Maggart's unwelcome spot in history came on August 22nd, a week before President Obama announced the end of the American combat mission in Iraq, known as Operation Iraqi Freedom, launched March 20, 2003. More than 4,400 U.S. troops died there, including more than 300 with Washington state connections, according to Seattle Weekly's newly updated War Dead pages.
The Army says Maggart, a 2006 enlistee from Kirksville, Mo., was fatally wounded in Basrah, Iraq by "indirect fire" from insurgents attacking his unit - part of the 5th Battalion, 5th Air Defense Artillery Regiment, at Joint Base Lewis-McChord. He died about four days after Fort Lewis' main combat unit, the 4th Stryker Brigade, pulled out of Iraq. The news media reported then, and again a week later when Obama made his announcement, that the Iraq war had ended.

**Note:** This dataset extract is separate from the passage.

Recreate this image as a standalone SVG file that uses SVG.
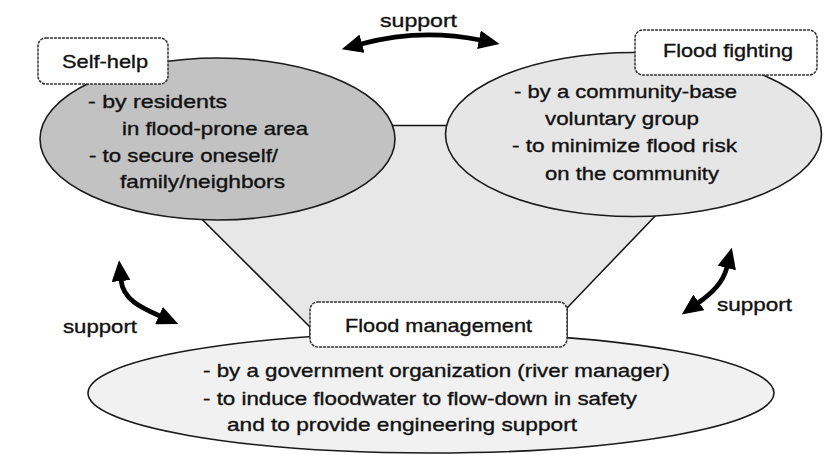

Obviously, it hadn't for Maggart, nor for two U.S. soldiers killed in Iraq yesterday, the first to die there since Maggart was killed. As well, one of his fellow Fort Lewis soldiers, Spc. Faith R. Hinkley, 23, was the third-to-last to die during combat operations, on Aug. 7.
The dying, conversely, has increased in Afghanistan where the wars of Southwest Asia are now centered. In one incident, four Fort Lewis soldiers from the 3rd Field Artillery Regiment's 17th Fires Brigade died together when their vehicle was bombed in Qalat, Afghanistan.